Information supplied

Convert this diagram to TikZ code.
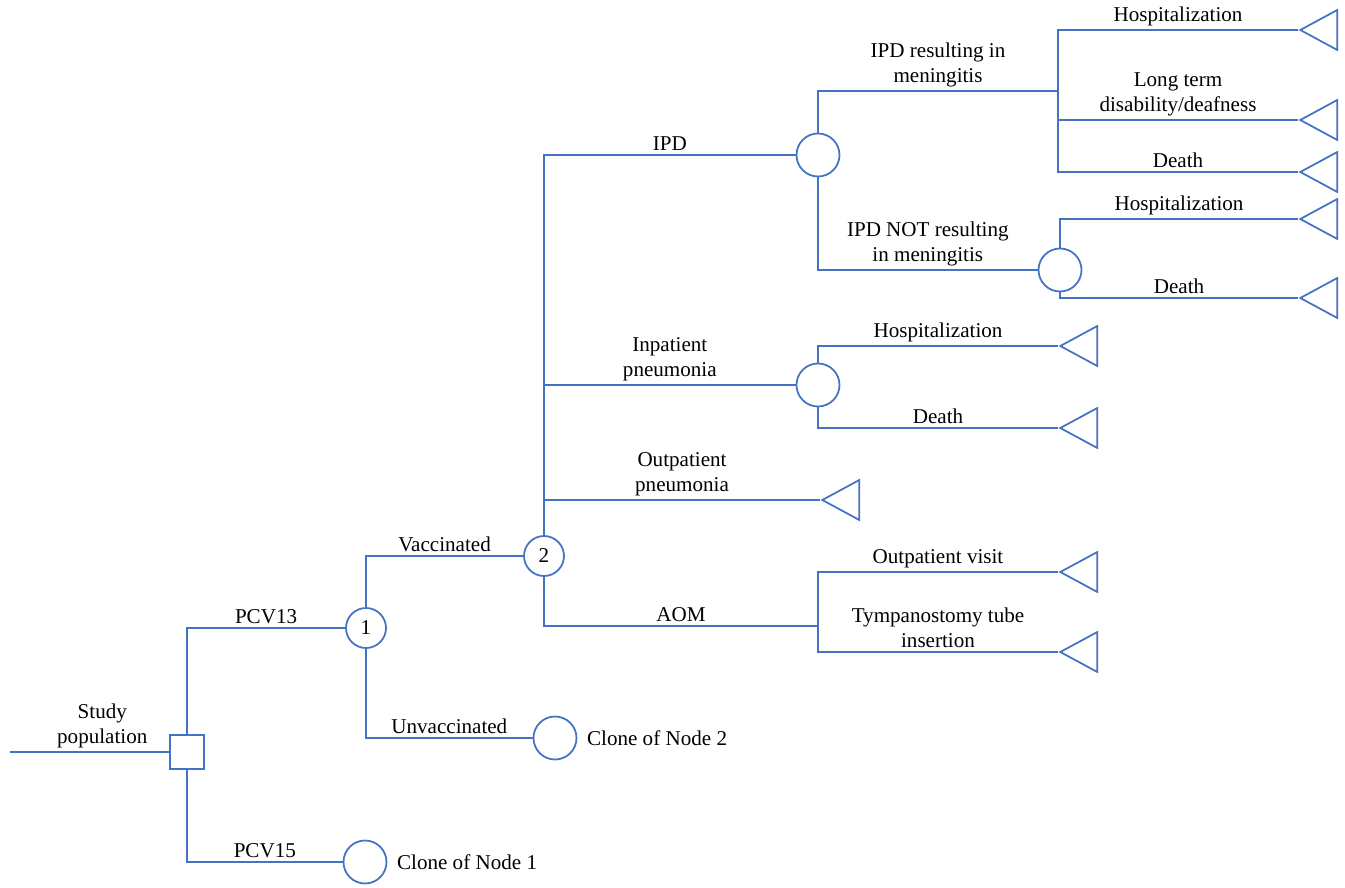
\documentclass[tikz,border=0pt]{standalone}
\usepackage{fontspec}
\setmainfont{Liberation Serif}
\usetikzlibrary{shapes.geometric,positioning}
\definecolor{treeblue}{RGB}{68,114,196}
\tikzset{chance/.style={draw=treeblue, circle, line width=1pt, minimum size=0.86cm, inner sep=0pt}}
\tikzset{decision/.style={draw=treeblue, rectangle, line width=1pt, minimum size=0.68cm, inner sep=0pt}}
\tikzset{elbow/.style={to path={|- (\tikztotarget) \tikztonodes}}}
\tikzstyle{term}=[draw=treeblue, isosceles triangle, shape border rotate=180, isosceles triangle stretches, minimum width=0.8cm, minimum height=0.74cm, inner sep=0pt, line width=1pt, anchor=apex]
\tikzstyle{lbl}=[above, align=center, inner sep=2pt, pos=0.75]
\begin{document}
\begin{tikzpicture}[x=0.02cm, y=-0.02cm, font=\fontsize{12}{14}\selectfont, every edge/.style={draw=treeblue, line width=1pt}]
\useasboundingbox (0,0) rectangle (1345,888);
\coordinate (IN) at (10,752);
\node[decision] (D) at (187,752) {};
\node[chance, minimum size=0.8cm] (N1) at (366,628) {1};
\node[chance] (K1) at (365,862) {};
\node[right=2pt of K1] (K1L) {Clone of Node 1};
\node[chance, minimum size=0.8cm] (N2) at (544,556) {2};
\node[chance] (K2) at (555,738) {};
\node[right=2pt of K2] (K2L) {Clone of Node 2};
\node[chance] (IPD) at (818,155) {};
\node[chance] (INP) at (818,385) {};
\node[term] (T1) at (820,500) {};
\coordinate (AOM) at (818,626);
\node[term] (T2) at (1058,572) {};
\node[term] (T3) at (1058,652) {};
\coordinate (MEN) at (1058,91);
\node[term] (T4) at (1298,30) {};
\node[term] (T5) at (1298,120) {};
\node[term] (T6) at (1298,172) {};
\node[chance] (NMEN) at (1060,270) {};
\node[term] (T7) at (1298,219) {};
\node[term] (T8) at (1298,298) {};
\node[term] (T9) at (1058,346) {};
\node[term] (T10) at (1058,428) {};
\path (IN) edge node[lbl, pos=0.58] {Study\\population} (D.west)
	(D.north) edge[elbow] node[lbl] {PCV13} (N1.west)
	(D.south) edge[elbow] node[lbl] {PCV15} (K1.west)
	(N1.north) edge[elbow] node[lbl] {Vaccinated} (N2.west)
	(N1.south) edge[elbow] node[lbl] {Unvaccinated} (K2.west)
	(N2.north) edge[elbow] node[lbl] {IPD} (IPD.west)
		edge[elbow] node[lbl] {Inpatient\\pneumonia} (INP.west)
		edge[elbow] node[lbl] {Outpatient\\pneumonia} (T1.apex)
	(N2.south) edge[elbow] node[lbl] {AOM} (AOM)
	(AOM) edge[elbow] node[lbl] {Outpatient visit} (T2.apex)
		edge[elbow] node[lbl] {Tympanostomy tube\\insertion} (T3.apex)
	(IPD.north) edge[elbow] node[lbl] {IPD resulting in\\meningitis} (MEN)
	(IPD.south) edge[elbow] node[lbl] {IPD NOT resulting\\in meningitis} (NMEN.west)
	(MEN) edge[elbow] node[lbl] {Hospitalization} (T4.apex)
		edge[elbow] node[lbl] {Long term\\disability/deafness} (T5.apex)
		edge[elbow] node[lbl] {Death} (T6.apex)
	(NMEN.north) edge[elbow] node[lbl] {Hospitalization} (T7.apex)
	(NMEN.south) edge[elbow] node[lbl] {Death} (T8.apex)
	(INP.north) edge[elbow] node[lbl] {Hospitalization} (T9.apex)
	(INP.south) edge[elbow] node[lbl] {Death} (T10.apex);
\end{tikzpicture}
\end{document}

Written exercise
Without including any pictures, print all of the material exactly as given.

Written response
Convert this diagram to TikZ code.
\documentclass[tikz,border=0pt]{standalone}
\usepackage{fontspec}
\setmainfont{Liberation Serif}
\usetikzlibrary{shapes.geometric,positioning}
\definecolor{treeblue}{RGB}{68,114,196}
\tikzset{chance/.style={draw=treeblue, circle, line width=1pt, minimum size=0.86cm, inner sep=0pt}}
\tikzset{decision/.style={draw=treeblue, rectangle, line width=1pt, minimum size=0.68cm, inner sep=0pt}}
\tikzset{elbow/.style={to path={|- (\tikztotarget) \tikztonodes}}}
\tikzstyle{term}=[draw=treeblue, isosceles triangle, shape border rotate=180, isosceles triangle stretches, minimum width=0.8cm, minimum height=0.74cm, inner sep=0pt, line width=1pt, anchor=apex]
\tikzstyle{lbl}=[above, align=center, inner sep=2pt, pos=0.75]
\begin{document}
\begin{tikzpicture}[x=0.02cm, y=-0.02cm, font=\fontsize{12}{14}\selectfont, every edge/.style={draw=treeblue, line width=1pt}]
\useasboundingbox (0,0) rectangle (1345,888);
\coordinate (IN) at (10,752);
\node[decision] (D) at (187,752) {};
\node[chance, minimum size=0.8cm] (N1) at (366,628) {1};
\node[chance] (K1) at (365,862) {};
\node[right=2pt of K1] (K1L) {Clone of Node 1};
\node[chance, minimum size=0.8cm] (N2) at (544,556) {2};
\node[chance] (K2) at (555,738) {};
\node[right=2pt of K2] (K2L) {Clone of Node 2};
\node[chance] (IPD) at (818,155) {};
\node[chance] (INP) at (818,385) {};
\node[term] (T1) at (820,500) {};
\coordinate (AOM) at (818,626);
\node[term] (T2) at (1058,572) {};
\node[term] (T3) at (1058,652) {};
\coordinate (MEN) at (1058,91);
\node[term] (T4) at (1298,30) {};
\node[term] (T5) at (1298,120) {};
\node[term] (T6) at (1298,172) {};
\node[chance] (NMEN) at (1060,270) {};
\node[term] (T7) at (1298,219) {};
\node[term] (T8) at (1298,298) {};
\node[term] (T9) at (1058,346) {};
\node[term] (T10) at (1058,428) {};
\path (IN) edge node[lbl, pos=0.58] {Study\\population} (D.west)
	(D.north) edge[elbow] node[lbl] {PCV13} (N1.west)
	(D.south) edge[elbow] node[lbl] {PCV15} (K1.west)
	(N1.north) edge[elbow] node[lbl] {Vaccinated} (N2.west)
	(N1.south) edge[elbow] node[lbl] {Unvaccinated} (K2.west)
	(N2.north) edge[elbow] node[lbl] {IPD} (IPD.west)
		edge[elbow] node[lbl] {Inpatient\\pneumonia} (INP.west)
		edge[elbow] node[lbl] {Outpatient\\pneumonia} (T1.apex)
	(N2.south) edge[elbow] node[lbl] {AOM} (AOM)
	(AOM) edge[elbow] node[lbl] {Outpatient visit} (T2.apex)
		edge[elbow] node[lbl] {Tympanostomy tube\\insertion} (T3.apex)
	(IPD.north) edge[elbow] node[lbl] {IPD resulting in\\meningitis} (MEN)
	(IPD.south) edge[elbow] node[lbl] {IPD NOT resulting\\in meningitis} (NMEN.west)
	(MEN) edge[elbow] node[lbl] {Hospitalization} (T4.apex)
		edge[elbow] node[lbl] {Long term\\disability/deafness} (T5.apex)
		edge[elbow] node[lbl] {Death} (T6.apex)
	(NMEN.north) edge[elbow] node[lbl] {Hospitalization} (T7.apex)
	(NMEN.south) edge[elbow] node[lbl] {Death} (T8.apex)
	(INP.north) edge[elbow] node[lbl] {Hospitalization} (T9.apex)
	(INP.south) edge[elbow] node[lbl] {Death} (T10.apex);
\end{tikzpicture}
\end{document}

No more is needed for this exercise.